Thank you for the reply.

For people who haven't seen the other note, after using my dishtowel for the last few weeks, I've decided the weave is too heavy compared to traditional dish towels. But I bet it will last forever, maybe I should call it a hand towel and move it to second bath room?

I think I'll use the remainder of the cone of yarn to make heavy duty dish clothes/wash clothes.

I think using some lighter cotton crochet thread might be an option for the next project.

But first I must use up the other half cone of this cotton yarn.

I may experiement with reducing the warp by skipping everyother hole/slot in the heddle to reduce the amount of yarn in the cloth. 

Someone suggested out every third or fourth warp pair on the rigid heddle and beat softly, placing the weft more than beating it in. I would need to use a ruler to measure the weft setting of six or seven per inch.

That's the current status of the peaches & creme yarn project.

Have a good day!
Franco Rios


----------



## rabbitgeek (Mar 22, 2008)

I have posted pictures of my erica rigid heddle loom
and my new dishtowel project
http://rabbitgeek.com/erica.html

Have a good day!


----------



## rabbitgeek (Mar 22, 2008)

15 x 22 inch dishtowel, made from peaches n cream cotton yarn, 
handwoven on Beka 20" rigid heddle loom, hemmed by hand










Click here for big image of dishtowel: http://rabbitgeek.com/pics/towel3.jpg

Here is my latest dishtowel project. I used white cotton yarn warped on half the loom. I used variegated color yarn warped on the other half. Then as I wove, I started with 32 rows of white yarn, then switched to 32 rows of color, then 32 rows of white, etc. Made a nice pattern without a lot of math.

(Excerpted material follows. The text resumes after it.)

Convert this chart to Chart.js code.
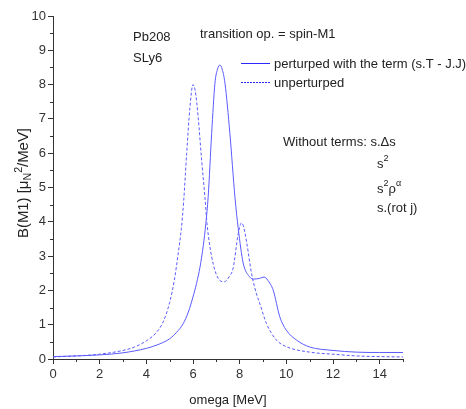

I bought two 14 oz cones for about $7 each. I wove the towels two at a time. I can make six towels from two cones. 

These went out as stocking stuffers this Christmas.

Have a good day!
Franco Rios


----------



## rabbitgeek (Mar 22, 2008)

Liese said:


> Hey Franco, Just saw your post on small looms about wishing to improve the hand of your towel. Now instead of going to a wider sett, could I suggest that you weave the next in a straight twill and maybe with a softer "beat". That may just do it without causing your fabric to be too "sleazy" by opening up the sett.


BTW, you were right. Not beating it hard has made the towels less stiff.

Have a good day!
Franco Rios


----------